To the editor: Referencing your article re: Mark Wahl/city manager petition: as an architect/planner/educator, I am responding to the uninformed and petulant quotes from Mr. Wahl regarding our quality planning staffs — past and present.

To the editor:

Referencing your article re: Mark Wahl/city manager petition: as an architect/planner/educator, I am responding to the uninformed and petulant quotes from Mr. Wahl regarding our quality planning staffs — past and present.

One may be angry regarding decisions made on the basis of fact and code, but one does not have the luxury of loose and unsubstantiated personal attacks on professionals.

Just because people have degrees in science and math does not make them experts in all fields, especially planning and design with multiple stakeholder issues. This community lost two competent planners, Dr. Larry Cort and Fred Evander, from this type of verbal attack and lack of support from key elected officials.

Our new staff, recent to the job, barely unpacked, are already under attack from Mr. Wahl’s group of NIMBY-ists. These professionals require respect for their experience, knowledge and integrity; not underhanded and demeaning comments from the let-us-change-the-government-because-we-didn’t-get-our-way interests.
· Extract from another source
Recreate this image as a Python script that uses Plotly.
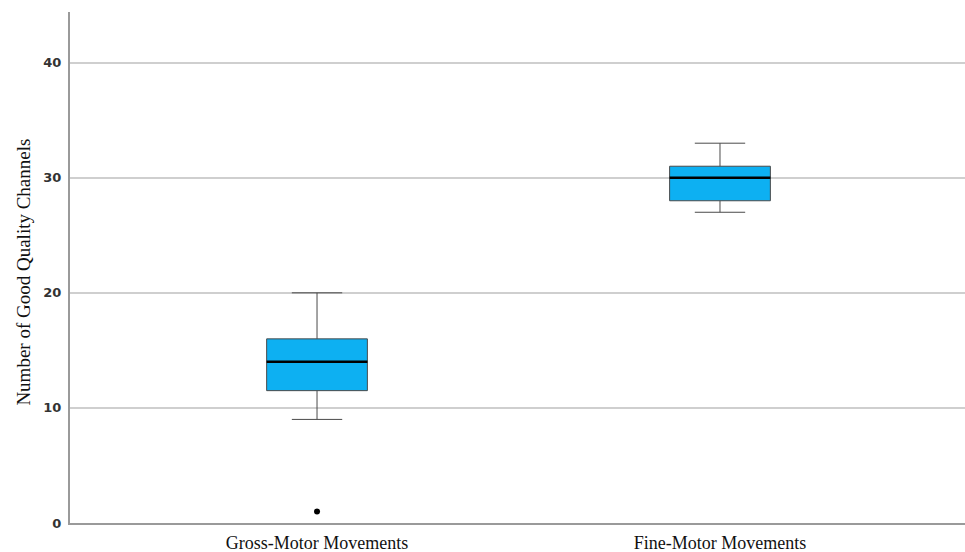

A number of these planners did not like certain subdivision proposals either — and they did their jobs and applied the existing code. If you don’t like it Mr. Wahl, change the code.

This is about Councilman Gilman who is controlling the planning process in Langley.

Mr. Gilman sat on the PAB committee for two years and then, as I witnessed, derailed its honest efforts for change with his pitch for “community cells” with transfer of development rights ($$) and land-use “budgeting” ($$) no-growth fringe philosophy. (Who sets the land values and square-foot budget per cell? Mr. Gilman’s group?)

I offered my services to the councilman to host and facilitate, as a University of Washington professor, a series of community information forums on alternative subdivision regulations and other code improvements (to ward off future Langley Passages) during the PAB process. I was rebuffed by him all three times. As a public-involvement specialist, I found this troubling and prophetic, and now I am considering a petition — for recall.

Yes, Mr. Wahl, you are polarizing the community; and this is about instituting the Gilman land-use budget/transfer-of-development-rights philosophy (expensive and unnecessary), implemented by a change in governmental structure. He has espoused and not deviated from this approach since the inception of the comprehensive planning process I witnessed as a housing committee member years ago, and this is a professional criticism, not a personal attack.

If you and your group want to reform the process, ask Councilman Gilman to recuse himself in writing from all future mayoral aspirations and to return the planning process back to the people and planning professionals.

In my professional opinion, it is a conflict of interest for a council member to write plan elements and codes and then vote on them; and I am contacting state planning officials regarding this issue.